Ottawa a commencé son exercice financier du mauvais pied avec l'annonce d'un rare déficit pour les mois d'avril et mai 2008. Ces données laissent présager une ère nouvelle dans les finances publiques canadiennes, selon des experts.

Le gouvernement a inscrit un déficit de 500 millions, une chute importante lorsqu'on compare ce résultat à l'excédent de 2,8 milliards enregistré à la même période l'an dernier.

Le ministère des Finances a attribué ces résultats à une diminution des revenus de 1,6 milliard, principalement au chapitre de l'impôt sur le revenu des entreprises – en baisse de 1,1 milliard – et de la taxe sur les produits et services (TPS) – en baisse de 876 millions.

Trop tôt pour s'inquiéter

Le bureau du ministre des Finances Jim Flaherty a cependant voulu prévenir des conclusions alarmistes et trop hâtives. «Les résultats concernant deux mois de l'année ne sont pas révélateurs pour l'année au complet », a expliqué le porte-parole Chisolm Pothier. «Le gouvernement prévoit un excédent de 2,3 milliards de dollars pour l'exercice 2008-2009. Nous avons bon espoir de réaliser cet excédent», a-t-il ajouté.

Selon le chef libéral Stéphane Dion, ce déficit prouve l'incapacité du gouvernement Harper à gérer les finances publiques. « Ils nous sont arrivés à l'automne dernier avec un budget rose bonbon, ils n'ont rien vu venir du ralentissement économique mondial, a-t-il dénoncé. On les avait prévenus, pourtant, et maintenant on fait face aux même erreurs que les conservateurs ont commises dans le passé. »

Aux yeux de certains experts consultés par La Presse, ce bilan révèle qu'une transition s'amorce. Les années marquées de surplus astronomiques, flirtant avec les 10 milliards de dollars, seraient bel et bien terminées, et le futur réserverait aux contribuables canadiens des budgets beaucoup plus serrés, très près de l'équilibre. «Le fait que le bilan soit en-dessous de zéro n'est pas significatif, mais le fait que les revenus aient autant baissé par rapport aux années passées, ça, oui, c'est très significatif», relève Marc Pinsonneau, économiste principal à la Banque Nationale.

Fini, les surplus ?

Les baisses de revenus sont attribuables à des mesures adoptées de façon permanente par le gouvernement fédéral, dont l'impact se fera donc sentir cette année et les suivantes. «Cela tend à confirmer ce que le ministre relevait déjà au moment de déposer son budget : l'ère des surplus importants de fin d'année tire à sa fin», affirme M. Pinsonneau.
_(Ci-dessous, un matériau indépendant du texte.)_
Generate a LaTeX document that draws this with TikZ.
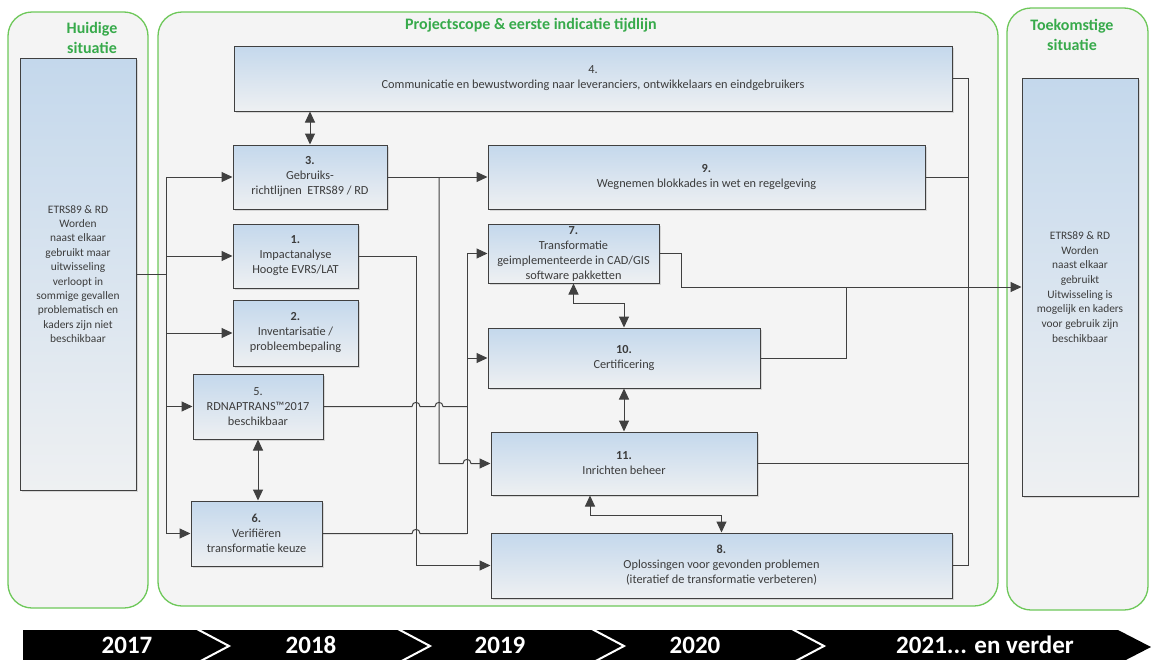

Les experts ont toutefois relativisé l'impact de ce «mauvais départ». Un bilan inscrit à l'encre rouge en mai ne promet pas un budget déficitaire en fin d'année, loin de là, disent-ils. « Il ne faut pas s'alarmer, ce n'est pas nécessairement l'indicateur de ce qui va se passer au cours des prochains mois », croit Yves Saint-Maurice, économiste en chef au Mouvement des caisses Desjardins. En effet, les dépenses du gouvernement sont parfois très volatiles, explique-t-il. «Il peut y avoir eu plus de sorties fiscales en avril et en mai, qui seront largement compensées par des rentrées plus importantes au cours des prochains mois.» Par exemple, les enchères du spectre réservé aux services de téléphonie sans fil, qui viennent de se terminer en créant des retombées inattendues de 4,25 milliards pour le gouvernement, devraient renverser la tendance observée en début d'année.

Le son de cloche est le même à la Banque Nationale, dont les analystes n'ont pas révisé à la hausse la probabilité que le gouvernement fédéral enregistre un déficit en 2008 ou en 2009. Ce risque avait été évalué à 25 % au moment du dépôt du budget Flaherty, l'hiver dernier. «Il est beaucoup trop tôt pour s'inquiéter», confirme M. Pinsonneau.

La dernière fois qu'Ottawa a affiché un déficit pour les deux premiers mois de l'exercice remonte à 2002. Ce déficit atteignait alors 400 millions, ce qui n'avait toutefois pas empêché le gouvernement de terminer l'année avec un excédent de quelque 7 milliards.